:: Data extract ::

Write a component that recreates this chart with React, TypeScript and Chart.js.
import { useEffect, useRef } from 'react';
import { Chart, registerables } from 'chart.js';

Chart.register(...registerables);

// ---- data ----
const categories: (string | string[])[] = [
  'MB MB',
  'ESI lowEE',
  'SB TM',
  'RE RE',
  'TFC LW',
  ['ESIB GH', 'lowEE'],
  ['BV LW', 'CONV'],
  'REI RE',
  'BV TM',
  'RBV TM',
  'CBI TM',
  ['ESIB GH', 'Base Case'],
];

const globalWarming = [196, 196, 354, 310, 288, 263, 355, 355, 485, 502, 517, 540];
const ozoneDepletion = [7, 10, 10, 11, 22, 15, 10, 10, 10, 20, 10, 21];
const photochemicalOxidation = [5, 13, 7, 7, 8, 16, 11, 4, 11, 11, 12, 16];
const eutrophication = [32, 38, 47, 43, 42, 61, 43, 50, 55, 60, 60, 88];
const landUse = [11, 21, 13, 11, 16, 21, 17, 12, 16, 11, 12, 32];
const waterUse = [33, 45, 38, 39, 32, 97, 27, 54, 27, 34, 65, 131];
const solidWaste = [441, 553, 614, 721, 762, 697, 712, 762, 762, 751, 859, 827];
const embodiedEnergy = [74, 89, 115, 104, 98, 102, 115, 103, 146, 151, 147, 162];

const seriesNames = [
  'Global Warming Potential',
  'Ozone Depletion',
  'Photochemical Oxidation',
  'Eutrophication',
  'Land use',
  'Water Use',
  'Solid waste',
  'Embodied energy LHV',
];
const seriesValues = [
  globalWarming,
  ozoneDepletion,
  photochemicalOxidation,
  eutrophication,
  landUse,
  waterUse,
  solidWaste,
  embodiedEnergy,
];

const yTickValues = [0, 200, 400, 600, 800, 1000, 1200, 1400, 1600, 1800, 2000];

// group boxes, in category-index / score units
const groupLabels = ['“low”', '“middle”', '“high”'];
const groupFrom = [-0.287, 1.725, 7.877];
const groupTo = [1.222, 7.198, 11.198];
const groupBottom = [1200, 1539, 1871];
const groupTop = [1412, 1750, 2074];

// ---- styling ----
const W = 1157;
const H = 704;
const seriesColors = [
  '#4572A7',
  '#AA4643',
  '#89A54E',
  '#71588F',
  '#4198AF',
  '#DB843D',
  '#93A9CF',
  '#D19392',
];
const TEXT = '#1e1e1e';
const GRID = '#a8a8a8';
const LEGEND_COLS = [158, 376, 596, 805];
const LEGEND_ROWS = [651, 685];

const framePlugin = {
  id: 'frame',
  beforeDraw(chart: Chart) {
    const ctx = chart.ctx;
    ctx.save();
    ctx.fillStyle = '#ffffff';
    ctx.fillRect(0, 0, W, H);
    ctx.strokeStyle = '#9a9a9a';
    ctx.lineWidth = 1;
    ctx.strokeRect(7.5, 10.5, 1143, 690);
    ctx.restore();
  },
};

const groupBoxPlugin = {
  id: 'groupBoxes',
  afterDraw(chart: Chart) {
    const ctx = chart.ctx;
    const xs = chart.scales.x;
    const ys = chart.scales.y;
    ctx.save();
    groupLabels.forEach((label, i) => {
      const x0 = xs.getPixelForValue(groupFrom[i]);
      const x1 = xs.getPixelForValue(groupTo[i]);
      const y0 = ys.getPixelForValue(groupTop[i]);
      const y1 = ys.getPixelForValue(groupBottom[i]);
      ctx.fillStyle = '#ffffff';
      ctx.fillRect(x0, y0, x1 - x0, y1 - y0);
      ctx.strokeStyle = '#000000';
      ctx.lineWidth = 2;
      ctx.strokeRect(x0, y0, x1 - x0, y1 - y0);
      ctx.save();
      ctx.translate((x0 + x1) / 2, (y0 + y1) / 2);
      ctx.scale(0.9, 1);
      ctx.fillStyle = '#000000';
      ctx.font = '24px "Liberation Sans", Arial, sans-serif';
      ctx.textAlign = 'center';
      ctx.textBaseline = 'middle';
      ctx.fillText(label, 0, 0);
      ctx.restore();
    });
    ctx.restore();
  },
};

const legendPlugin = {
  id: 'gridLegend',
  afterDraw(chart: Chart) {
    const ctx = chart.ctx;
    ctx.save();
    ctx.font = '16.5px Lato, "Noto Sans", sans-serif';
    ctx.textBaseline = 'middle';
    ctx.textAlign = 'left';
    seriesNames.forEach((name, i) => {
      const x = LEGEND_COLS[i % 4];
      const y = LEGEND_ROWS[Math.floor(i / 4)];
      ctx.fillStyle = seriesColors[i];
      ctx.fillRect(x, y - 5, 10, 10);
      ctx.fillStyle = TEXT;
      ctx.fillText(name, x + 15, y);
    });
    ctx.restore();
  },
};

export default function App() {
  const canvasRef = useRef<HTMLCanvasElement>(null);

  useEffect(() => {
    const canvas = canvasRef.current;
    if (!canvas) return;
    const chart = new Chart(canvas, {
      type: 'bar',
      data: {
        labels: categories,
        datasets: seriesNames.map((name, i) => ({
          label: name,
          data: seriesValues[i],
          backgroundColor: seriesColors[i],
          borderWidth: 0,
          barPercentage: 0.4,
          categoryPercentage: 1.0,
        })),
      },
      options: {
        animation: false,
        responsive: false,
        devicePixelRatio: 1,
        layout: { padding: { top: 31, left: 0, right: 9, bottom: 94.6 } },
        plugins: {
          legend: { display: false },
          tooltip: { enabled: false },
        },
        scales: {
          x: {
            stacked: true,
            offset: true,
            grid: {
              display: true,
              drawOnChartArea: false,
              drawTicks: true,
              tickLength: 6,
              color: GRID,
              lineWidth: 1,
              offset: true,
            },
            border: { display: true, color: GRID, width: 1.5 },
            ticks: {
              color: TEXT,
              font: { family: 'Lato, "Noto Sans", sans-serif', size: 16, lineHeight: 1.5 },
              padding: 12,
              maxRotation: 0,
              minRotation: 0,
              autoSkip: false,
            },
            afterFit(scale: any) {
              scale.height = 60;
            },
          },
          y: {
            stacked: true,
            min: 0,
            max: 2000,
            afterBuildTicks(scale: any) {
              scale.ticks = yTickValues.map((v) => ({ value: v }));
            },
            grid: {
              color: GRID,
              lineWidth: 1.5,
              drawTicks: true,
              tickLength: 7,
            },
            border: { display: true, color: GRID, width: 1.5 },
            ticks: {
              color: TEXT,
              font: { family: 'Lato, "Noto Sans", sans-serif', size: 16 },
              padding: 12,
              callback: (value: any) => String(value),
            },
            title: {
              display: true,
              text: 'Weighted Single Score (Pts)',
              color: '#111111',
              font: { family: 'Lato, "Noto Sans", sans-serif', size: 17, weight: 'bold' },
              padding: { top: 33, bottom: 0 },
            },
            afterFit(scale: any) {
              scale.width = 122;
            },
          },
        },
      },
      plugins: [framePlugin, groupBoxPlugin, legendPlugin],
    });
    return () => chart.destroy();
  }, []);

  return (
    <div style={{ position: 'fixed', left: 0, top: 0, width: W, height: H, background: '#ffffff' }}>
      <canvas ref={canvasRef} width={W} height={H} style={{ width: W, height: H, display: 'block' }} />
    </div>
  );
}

:::

■ Work required:
Reproduce the data, keeping every line exactly the same.

■ Expected output:
Write a component that recreates this chart with React, TypeScript and Chart.js.
import { useEffect, useRef } from 'react';
import { Chart, registerables } from 'chart.js';

Chart.register(...registerables);

// ---- data ----
const categories: (string | string[])[] = [
  'MB MB',
  'ESI lowEE',
  'SB TM',
  'RE RE',
  'TFC LW',
  ['ESIB GH', 'lowEE'],
  ['BV LW', 'CONV'],
  'REI RE',
  'BV TM',
  'RBV TM',
  'CBI TM',
  ['ESIB GH', 'Base Case'],
];

const globalWarming = [196, 196, 354, 310, 288, 263, 355, 355, 485, 502, 517, 540];
const ozoneDepletion = [7, 10, 10, 11, 22, 15, 10, 10, 10, 20, 10, 21];
const photochemicalOxidation = [5, 13, 7, 7, 8, 16, 11, 4, 11, 11, 12, 16];
const eutrophication = [32, 38, 47, 43, 42, 61, 43, 50, 55, 60, 60, 88];
const landUse = [11, 21, 13, 11, 16, 21, 17, 12, 16, 11, 12, 32];
const waterUse = [33, 45, 38, 39, 32, 97, 27, 54, 27, 34, 65, 131];
const solidWaste = [441, 553, 614, 721, 762, 697, 712, 762, 762, 751, 859, 827];
const embodiedEnergy = [74, 89, 115, 104, 98, 102, 115, 103, 146, 151, 147, 162];

const seriesNames = [
  'Global Warming Potential',
  'Ozone Depletion',
  'Photochemical Oxidation',
  'Eutrophication',
  'Land use',
  'Water Use',
  'Solid waste',
  'Embodied energy LHV',
];
const seriesValues = [
  globalWarming,
  ozoneDepletion,
  photochemicalOxidation,
  eutrophication,
  landUse,
  waterUse,
  solidWaste,
  embodiedEnergy,
];

const yTickValues = [0, 200, 400, 600, 800, 1000, 1200, 1400, 1600, 1800, 2000];

// group boxes, in category-index / score units
const groupLabels = ['“low”', '“middle”', '“high”'];
const groupFrom = [-0.287, 1.725, 7.877];
const groupTo = [1.222, 7.198, 11.198];
const groupBottom = [1200, 1539, 1871];
const groupTop = [1412, 1750, 2074];

// ---- styling ----
const W = 1157;
const H = 704;
const seriesColors = [
  '#4572A7',
  '#AA4643',
  '#89A54E',
  '#71588F',
  '#4198AF',
  '#DB843D',
  '#93A9CF',
  '#D19392',
];
const TEXT = '#1e1e1e';
const GRID = '#a8a8a8';
const LEGEND_COLS = [158, 376, 596, 805];
const LEGEND_ROWS = [651, 685];

const framePlugin = {
  id: 'frame',
  beforeDraw(chart: Chart) {
    const ctx = chart.ctx;
    ctx.save();
    ctx.fillStyle = '#ffffff';
    ctx.fillRect(0, 0, W, H);
    ctx.strokeStyle = '#9a9a9a';
    ctx.lineWidth = 1;
    ctx.strokeRect(7.5, 10.5, 1143, 690);
    ctx.restore();
  },
};

const groupBoxPlugin = {
  id: 'groupBoxes',
  afterDraw(chart: Chart) {
    const ctx = chart.ctx;
    const xs = chart.scales.x;
    const ys = chart.scales.y;
    ctx.save();
    groupLabels.forEach((label, i) => {
      const x0 = xs.getPixelForValue(groupFrom[i]);
      const x1 = xs.getPixelForValue(groupTo[i]);
      const y0 = ys.getPixelForValue(groupTop[i]);
      const y1 = ys.getPixelForValue(groupBottom[i]);
      ctx.fillStyle = '#ffffff';
      ctx.fillRect(x0, y0, x1 - x0, y1 - y0);
      ctx.strokeStyle = '#000000';
      ctx.lineWidth = 2;
      ctx.strokeRect(x0, y0, x1 - x0, y1 - y0);
      ctx.save();
      ctx.translate((x0 + x1) / 2, (y0 + y1) / 2);
      ctx.scale(0.9, 1);
      ctx.fillStyle = '#000000';
      ctx.font = '24px "Liberation Sans", Arial, sans-serif';
      ctx.textAlign = 'center';
      ctx.textBaseline = 'middle';
      ctx.fillText(label, 0, 0);
      ctx.restore();
    });
    ctx.restore();
  },
};

const legendPlugin = {
  id: 'gridLegend',
  afterDraw(chart: Chart) {
    const ctx = chart.ctx;
    ctx.save();
    ctx.font = '16.5px Lato, "Noto Sans", sans-serif';
    ctx.textBaseline = 'middle';
    ctx.textAlign = 'left';
    seriesNames.forEach((name, i) => {
      const x = LEGEND_COLS[i % 4];
      const y = LEGEND_ROWS[Math.floor(i / 4)];
      ctx.fillStyle = seriesColors[i];
      ctx.fillRect(x, y - 5, 10, 10);
      ctx.fillStyle = TEXT;
      ctx.fillText(name, x + 15, y);
    });
    ctx.restore();
  },
};

export default function App() {
  const canvasRef = useRef<HTMLCanvasElement>(null);

  useEffect(() => {
    const canvas = canvasRef.current;
    if (!canvas) return;
    const chart = new Chart(canvas, {
      type: 'bar',
      data: {
        labels: categories,
        datasets: seriesNames.map((name, i) => ({
          label: name,
          data: seriesValues[i],
          backgroundColor: seriesColors[i],
          borderWidth: 0,
          barPercentage: 0.4,
          categoryPercentage: 1.0,
        })),
      },
      options: {
        animation: false,
        responsive: false,
        devicePixelRatio: 1,
        layout: { padding: { top: 31, left: 0, right: 9, bottom: 94.6 } },
        plugins: {
          legend: { display: false },
          tooltip: { enabled: false },
        },
        scales: {
          x: {
            stacked: true,
            offset: true,
            grid: {
              display: true,
              drawOnChartArea: false,
              drawTicks: true,
              tickLength: 6,
              color: GRID,
              lineWidth: 1,
              offset: true,
            },
            border: { display: true, color: GRID, width: 1.5 },
            ticks: {
              color: TEXT,
              font: { family: 'Lato, "Noto Sans", sans-serif', size: 16, lineHeight: 1.5 },
              padding: 12,
              maxRotation: 0,
              minRotation: 0,
              autoSkip: false,
            },
            afterFit(scale: any) {
              scale.height = 60;
            },
          },
          y: {
            stacked: true,
            min: 0,
            max: 2000,
            afterBuildTicks(scale: any) {
              scale.ticks = yTickValues.map((v) => ({ value: v }));
            },
            grid: {
              color: GRID,
              lineWidth: 1.5,
              drawTicks: true,
              tickLength: 7,
            },
            border: { display: true, color: GRID, width: 1.5 },
            ticks: {
              color: TEXT,
              font: { family: 'Lato, "Noto Sans", sans-serif', size: 16 },
              padding: 12,
              callback: (value: any) => String(value),
            },
            title: {
              display: true,
              text: 'Weighted Single Score (Pts)',
              color: '#111111',
              font: { family: 'Lato, "Noto Sans", sans-serif', size: 17, weight: 'bold' },
              padding: { top: 33, bottom: 0 },
            },
            afterFit(scale: any) {
              scale.width = 122;
            },
          },
        },
      },
      plugins: [framePlugin, groupBoxPlugin, legendPlugin],
    });
    return () => chart.destroy();
  }, []);

  return (
    <div style={{ position: 'fixed', left: 0, top: 0, width: W, height: H, background: '#ffffff' }}>
      <canvas ref={canvasRef} width={W} height={H} style={{ width: W, height: H, display: 'block' }} />
    </div>
  );
}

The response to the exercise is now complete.